Beyond direct OpEx savings, inference optimization generates significant secondary value that impacts total ROI:

• Improved User Experience: Lower latency directly increases user engagement and satisfaction, which can drive revenue.
• Scalability Headroom: Efficient systems can handle traffic spikes without emergency, costly over-provisioning, avoiding future capital expenditure.
• Energy Efficiency: Reduced compute consumption lowers power and cooling costs, especially relevant for on-prem deployments and sustainability goals.
• Developer Velocity: Faster inference can accelerate internal development cycles (e.g., faster A/B testing).

While harder to quantify than direct savings, these benefits are critical for a complete business case.

The core financial equation for inference optimization ROI. The standard formula is:

ROI (%) = (Net Gain / Cost of Investment) * 100

Where:

• Net Gain = (Total Cost Savings + Monetary Value of Indirect Benefits) - Implementation Costs
• Cost of Investment = Implementation Costs

A simplified, direct version focuses on OpEx: ROI = (Annual Baseline Cost - Annual Optimized Cost - Annualized Implementation Cost) / Annualized Implementation Cost

A positive ROI indicates the savings outweigh the costs. The payback period (time for savings to equal investment cost) is another key metric for CTOs.

ROI projections are estimates. Sensitivity analysis tests how changes in key assumptions impact the result, identifying project risks. Critical variables to stress-test include:

• Traffic Forecasts: ROI is highly sensitive to actual inference volume. Savings are minimal if projected demand does not materialize.
• Cloud Pricing Volatility: Changes in instance pricing can alter savings projections.
• Optimization Efficacy: The actual performance gain from a technique (e.g., achieved speedup from quantization) may differ from lab benchmarks.
• Model Churn: Frequent model retraining or deployment can increase re-implementation costs.

Building scenarios (best case, expected, worst case) provides a realistic range of potential ROI and informs go/no-go decisions.

Total Cost of Ownership (TCO) is the comprehensive financial assessment of all direct and indirect costs associated with deploying and operating an inference system over its entire lifecycle. It is the foundational denominator in the ROI calculation.

• Direct Costs: Cloud compute (GPU/CPU hours), model licensing, data egress fees, and dedicated engineering salaries.
• Indirect Costs: Operational overhead for monitoring (MLOps), energy consumption for on-prem hardware, and technical debt from maintaining custom optimization code.
• A thorough TCO analysis prevents ROI calculations from being skewed by focusing only on immediate cloud spend reduction.

Cost-Per-Token is the granular, operational metric that quantifies the expense of generating a single token during Large Language Model inference. It is a primary driver of variable costs in pay-per-use scenarios.

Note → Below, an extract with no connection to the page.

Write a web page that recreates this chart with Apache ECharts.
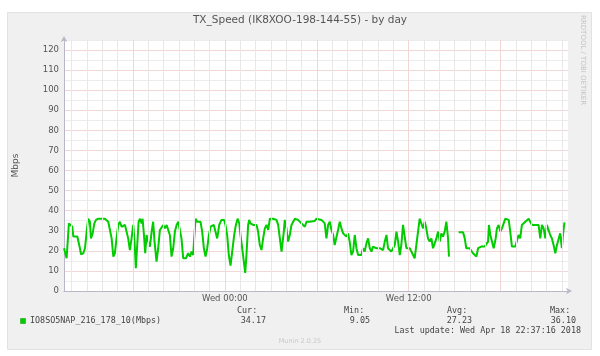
<!DOCTYPE html>
<html>
<head>
<meta charset="utf-8">
<script src="https://cdn.jsdelivr.net/npm/echarts@6/dist/echarts.min.js"></script>
<style>
html,body{margin:0;padding:0;background:#fff;}
#c{width:600px;height:356px;}
</style>
</head>
<body>
<div id="c"></div>
<script>
// ---- data (x = hours relative to Wed 00:00) ----
const times = [
-10.50,-10.33,-10.18,-10.05,-9.96,-9.89,-9.78,-9.63,-9.57,-9.46,-9.39,-9.24,-9.13,-9.02,-8.92,-8.81,-8.74,-8.63,-8.52,-8.41,
-8.26,-8.15,-8.04,-7.94,-7.83,-7.72,-7.61,-7.50,-7.39,-7.28,-7.18,-7.07,-6.96,-6.85,-6.74,-6.63,-6.52,-6.42,-6.31,-6.20,
-6.09,-5.98,-5.89,-5.81,-5.72,-5.63,-5.54,-5.44,-5.37,-5.28,-5.20,-5.11,-5.00,-4.89,-4.78,-4.68,-4.59,-4.46,-4.35,-4.24,
-4.13,-4.02,-3.91,-3.80,-3.70,-3.59,-3.48,-3.37,-3.26,-3.15,-3.04,-2.94,-2.83,-2.72,-2.54,-2.39,
-2.28,-2.17,-2.07,-2.00,-1.91,-1.80,-1.70,-1.59,-1.48,-1.37,-1.26,-1.15,-1.04,-0.93,-0.83,-0.72,-0.61,-0.50,-0.43,-0.37,
-0.22,-0.04,0.04,0.15,0.26,0.37,0.48,0.61,0.72,0.83,0.94,1.02,1.13,1.24,1.33,1.41,1.52,1.59,1.67,1.74,
1.85,1.96,2.07,2.17,2.28,2.39,2.50,2.61,2.72,2.83,2.94,3.04,3.15,3.26,3.37,3.48,3.59,3.70,3.76,3.85,
3.91,4.02,4.13,4.24,4.35,4.46,4.57,4.67,4.78,4.89,5.00,5.11,5.22,5.33,5.44,5.54,5.65,5.87,
5.98,6.09,6.31,6.41,6.52,6.63,6.74,6.85,6.96,7.07,7.17,7.28,7.39,7.50,7.61,7.72,7.83,7.93,8.04,8.15,
8.26,8.37,8.48,8.59,8.70,8.81,8.91,9.02,9.13,9.24,9.35,9.46,9.57,9.67,9.78,9.89,10.00,10.11,10.22,10.33,
10.44,10.55,10.65,10.76,10.87,10.98,11.09,11.20,11.31,11.42,11.52,11.63,11.74,11.85,11.96,12.07,12.18,12.28,12.39,12.50,
12.61,12.72,12.83,12.94,13.05,13.15,13.26,13.37,13.48,13.59,
13.70,13.81,13.92,14.03,14.13,14.24,14.35,14.46,14.57,14.63,14.90,
15.26,15.55,15.66,15.76,15.87,15.98,16.09,16.20,16.31,16.42,16.53,16.74,16.96,17.07,17.18,17.24,17.33,17.44,17.55,17.68,
17.76,17.87,17.98,18.09,18.20,18.31,18.42,18.53,18.63,18.74,18.85,18.96,19.07,19.17,19.28,19.39,19.50,19.61,19.72,19.83,
19.94,20.05,20.15,20.26,20.37,20.48,20.59,20.70,20.81,20.92,21.02,21.13,21.24,21.35,21.46,21.57,21.68,21.78,21.89,22.00,
22.07,22.17
];
const speeds = [
21.3,16.3,33.7,34.5,32.0,27.1,27.6,27.1,26.2,21.3,18.3,18.8,21.3,29.6,36.0,34.5,26.2,28.7,33.7,35.4,
36.0,35.4,36.0,35.4,36.0,35.4,34.5,33.7,26.2,17.1,18.8,26.2,32.9,34.5,32.0,31.2,32.9,32.0,26.2,20.4,
26.2,32.9,23.7,11.3,22.9,34.5,36.0,33.7,36.0,27.9,18.8,27.9,24.6,22.1,29.6,34.5,24.6,14.6,21.3,30.4,
31.2,32.9,31.2,32.9,32.0,27.9,17.1,21.3,29.6,32.9,34.5,30.4,26.2,16.3,16.3,18.8,
17.1,19.6,17.9,26.2,36.0,34.5,35.4,34.5,29.6,21.3,17.1,21.3,27.9,32.0,32.9,32.9,32.0,26.2,29.6,32.9,
35.4,35.4,32.9,27.9,17.9,12.6,19.6,27.9,32.9,36.0,33.7,27.9,21.3,14.6,9.05,17.9,32.9,35.4,33.7,34.5,
32.9,32.9,32.9,29.6,22.9,20.4,26.2,31.2,32.9,30.4,36.0,36.0,36.0,35.9,35.4,32.9,26.2,19.6,18.8,29.6,
35.4,31.2,24.6,27.9,32.9,32.0,36.0,36.0,35.4,34.5,33.7,32.9,32.0,34.5,35.4,34.5,34.5,34.9,
36.0,35.4,35.4,35.4,33.7,26.2,32.9,34.5,30.4,27.9,22.9,22.1,30.4,34.5,31.2,28.7,29.6,27.1,28.7,24.6,
17.9,19.6,27.9,21.3,17.9,17.1,17.9,21.3,19.6,23.7,26.2,21.3,19.6,22.1,21.3,21.3,22.1,21.3,22.1,20.4,
24.6,27.9,21.3,22.1,19.6,21.3,22.9,29.6,24.6,17.9,22.9,32.9,27.1,21.3,20.4,21.3,19.6,18.8,16.3,22.9,
29.6,36.0,35.4,31.2,34.5,31.2,26.2,24.6,26.2,21.3,
22.1,26.2,29.6,24.6,28.7,27.1,29.6,34.5,26.2,17.1,null,
29.2,29.2,26.2,21.3,21.3,21.3,21.3,18.8,19.6,17.1,21.3,22.1,22.1,22.1,24.6,32.9,27.9,27.1,21.3,26.2,
31.2,32.9,29.6,31.2,33.7,36.0,35.4,35.4,29.6,22.1,22.1,22.1,22.9,27.9,26.2,32.9,32.0,34.5,33.7,36.0,
36.1,32.9,32.9,32.9,32.9,32.9,26.2,32.9,31.2,26.2,32.9,32.0,27.9,26.2,22.9,18.8,22.9,22.9,28.7,21.3,
27.9,34.17
];
const hourGrid = [-10,-9,-8,-7,-6,-5,-4,-3,-2,-1,0,1,2,3,4,5,6,7,8,9,10,11,12,13,14,15,16,17,18,19,20,21,22];
const majorHours = [-6,0,6,12,18];
const xLabelValues = [0, 12];
const xLabelTexts = {0: 'Wed 00:00', 12: 'Wed 12:00'};
const yTickLabels = [0,10,20,30,40,50,60,70,80,90,100,110,120];
const titleText = 'TX_Speed (IK8XOO-198-144-55) - by day';
const seriesName = 'IO8SO5NAP_216_178_10(Mbps)';
const statHeads = ['Cur:', 'Min:', 'Avg:', 'Max:'];
const statValues = ['34.17', '9.05', '27.23', '36.10'];
const lastUpdate = 'Last update: Wed Apr 18 22:37:16 2018';
const footer = 'Munin 2.0.25';
const sideText = 'RRDTOOL / TOBI OETIKER';

const chart = echarts.init(document.getElementById('c'), null, {renderer: 'canvas'});
const data = times.map((t, i) => [t, speeds[i]]);
const MONO = '"DejaVu Sans Mono", monospace';
const SANS = '"DejaVu Sans", sans-serif';

const headX = [237, 344, 447, 550];
const valRight = [266, 370, 472, 576];
const graphics = [
  {type: 'rect', z: -10, shape: {x: 7.5, y: 12.5, width: 584, height: 337}, style: {fill: '#f0f0f0', stroke: '#e2e2e2', lineWidth: 1}},
  {type: 'text', left: 'center', top: 15, style: {text: titleText, font: '10.5px ' + SANS, fill: '#555'}},
  {type: 'text', x: 583, y: 15, rotation: -Math.PI / 2, style: {text: sideText, font: '7px ' + SANS, fill: '#c4c4c4', textAlign: 'left', textVerticalAlign: 'middle'}},
  {type: 'rect', shape: {x: 20.5, y: 318.5, width: 5, height: 5}, style: {fill: '#00cc00', stroke: '#009900', lineWidth: 0.5}},
  {type: 'text', x: 30, y: 321, style: {text: seriesName, font: '8.4px ' + MONO, fill: '#444', textVerticalAlign: 'middle'}},
  {type: 'text', x: 581, y: 331, style: {text: lastUpdate, font: '8.4px ' + MONO, fill: '#444', textAlign: 'right', textVerticalAlign: 'middle'}},
  {type: 'text', x: 300, y: 341, style: {text: footer, font: '6.5px ' + SANS, fill: '#c8c8c8', textAlign: 'center', textVerticalAlign: 'middle'}}
];
statHeads.forEach((h, i) => {
  graphics.push({type: 'text', x: headX[i], y: 311, style: {text: h, font: '8.4px ' + MONO, fill: '#444', textVerticalAlign: 'middle'}});
  graphics.push({type: 'text', x: valRight[i], y: 321, style: {text: statValues[i], font: '8.4px ' + MONO, fill: '#444', textAlign: 'right', textVerticalAlign: 'middle'}});
});

const gridLines = hourGrid.map(h => ({
  xAxis: h,
  lineStyle: majorHours.includes(h)
    ? {color: '#f3d6d6', width: 1, type: 'solid'}
    : {color: '#e8e8e8', width: 1, type: 'solid'}
}));

chart.setOption({
  animation: false,
  backgroundColor: '#ffffff',
  textStyle: {fontFamily: SANS},
  graphic: graphics,
  grid: {left: 64, right: 32, top: 40, bottom: 65, show: true, backgroundColor: '#ffffff', borderWidth: 0},
  xAxis: {
    type: 'value', min: -10.5, max: 22.4,
    axisLine: {show: true, onZero: false, lineStyle: {color: '#b8b8c8', width: 1}, symbol: ['none', 'arrow'], symbolSize: [5, 6], symbolOffset: [0, 4]},
    axisTick: {show: false},
    splitLine: {show: false},
    axisLabel: {customValues: xLabelValues, formatter: v => xLabelTexts[v] || '', color: '#555', fontSize: 8.5, margin: 3, fontFamily: SANS}
  },
  yAxis: {
    type: 'value', min: 0, max: 125, interval: 5,
    name: 'Mbps', nameLocation: 'middle', nameRotate: 90, nameGap: 44,
    nameTextStyle: {color: '#555', fontSize: 9, fontFamily: SANS},
    axisLine: {show: true, onZero: false, lineStyle: {color: '#b8b8c8', width: 1}, symbol: ['none', 'arrow'], symbolSize: [5, 6], symbolOffset: [0, 4]},
    axisTick: {show: false},
    axisLabel: {formatter: v => (yTickLabels.includes(v) ? String(v) : ''), color: '#555', fontSize: 8.5, margin: 5, fontFamily: SANS},
    splitLine: {show: true, lineStyle: {color: ['#f3d6d6', '#ececec'], width: 1}}
  },
  series: [
    {
      type: 'line', data: [], z: 1, silent: true,
      markLine: {silent: true, symbol: 'none', label: {show: false}, animation: false, data: gridLines}
    },
    {
      name: seriesName, type: 'line', data: data, z: 3,
      showSymbol: false, connectNulls: false,
      lineStyle: {color: '#00cc00', width: 2},
      itemStyle: {color: '#00cc00'}
    }
  ]
});
</script>
</body>
</html>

• Calculation: Derived from (Instance Cost per Hour / Tokens Generated per Hour). For example, an instance costing $10/hr generating 2 million tokens/hr has a cost of $0.000005 per token (5 micro-dollars).
• Optimization Impact: Techniques like continuous batching, KV cache optimization, and model quantization directly reduce cost-per-token by increasing tokens generated per dollar of compute.
• This metric allows for precise forecasting of costs based on anticipated usage volume.

The Performance-Cost Tradeoff is the fundamental engineering decision process of balancing inference speed (latency/throughput) and model quality (accuracy) against the financial expense of the required computational resources.

• Key Levers: Adjusting batch sizes, implementing speculative decoding, or applying weight pruning each shift the balance.
• Pareto Frontier: The set of optimal configurations where no metric (latency, cost, accuracy) can be improved without degrading another. Engineering seeks to operate on this frontier.
• ROI is maximized when the chosen tradeoff aligns with business requirements—e.g., accepting slightly higher latency for a 70% cost reduction in a background processing task.

Inference Forecasting is the process of predicting future computational resource demands and associated costs based on historical patterns, business metrics, and anticipated workload changes. It is critical for budgeting and calculating expected ROI.

• Inputs: Historical API call logs, business growth projections, planned product launches, and seasonal traffic patterns.
• Outputs: Forecasts of required GPU-hours, peak concurrent users, and monthly cloud spend.
• Accurate forecasting allows for proactive optimization (e.g., right-sizing instances) and financial planning, turning ROI from a retrospective measure into a forward-looking guide for investment.

Optimization Knobs are the configurable parameters in an inference system that engineers adjust to tune the trade-off between performance, cost, and quality. They represent the direct mechanisms for improving ROI.

• Core Examples:
  • Batch Size: Larger batches improve GPU utilization (lower cost-per-token) but increase latency.
  • Quantization Level: Using INT8 vs. FP16 weights reduces memory and compute cost but may impact accuracy.
  • Autoscaling Rules: Aggressiveness of scaling up/down directly impacts resource waste and ability to handle spikes.
• ROI is realized by systematically tuning these knobs to meet Service Level Objectives at the lowest possible TCO.

Service Level Objective (SLO) Compliance measures how reliably an inference service meets its predefined performance targets (e.g., P99 latency < 200ms). Maintaining compliance has direct cost implications that affect net ROI.

• The Cost of Compliance: Guaranteeing low-latency SLOs often requires over-provisioning resources (higher cost) or using more expensive, lower-latency optimization techniques (e.g., smaller batch sizes).
• The Cost of Violation: Missing SLOs can incur contractual penalties, degrade user experience, and harm business revenue.
• Effective ROI analysis must account for the full cost of achieving the required SLOs, not just raw compute savings.